Test results of optimal partition compared to other three partitions for each application.
In every subfigure of Figure 8, every line is the expected lifetime of each different partition from (10); the marked points around each expected result are the test results from the 100 times experiment with different partitions. For each application in Table 4, we present a comparison between the expected lifetime and the average lifetime for each partition.
System lifetime improvements by using optimal partition.
In Figures 8 (d), 8 (e), and 8 (f), because the system lifetimes from the nonoptimal partitions are too close to each other, they overlap each other. For the application Ethernet, with tile-based partition, its space requirement exceeds the whole size of FPGA ((1 + 3) × 1680 = 6720 > 3424), so we did not test this case. Table 3 shows a good consistency between the expected lifetime and the average results even for the nonoptimal partition, which proves the correctness of our system lifetime model.

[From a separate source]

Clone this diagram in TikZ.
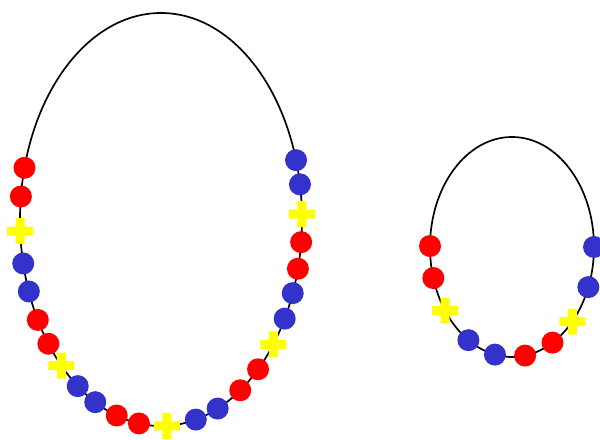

Compared with other three partitions, our optimal partition always has the better performance in terms of the system lifetime for each application. By using our optimal partition, for each application, the average improvements (with six applications) of the system lifetime over the three partitions are shown in Table 4.
The experimental results show that the optimal partition from our model can have better system lifetime than other partitions in every application. We did not find any routing failure problems during the experiments, and the system performance degradation after each reconfiguration is acceptable.
6. Conclusion
In this paper, we proposed a system lifetime estimation model for SRAM-based FPGAs, which can find the optimal partition to maximize the system lifetime for space mission. We developed a permanent fault recovery mechanism to recover permanent faults by partial reconfiguration. We built a lifetime model to obtain the maximal system lifetime with its corresponding optimal partition. The experiment results show that our technique can effectively improve the system lifetime.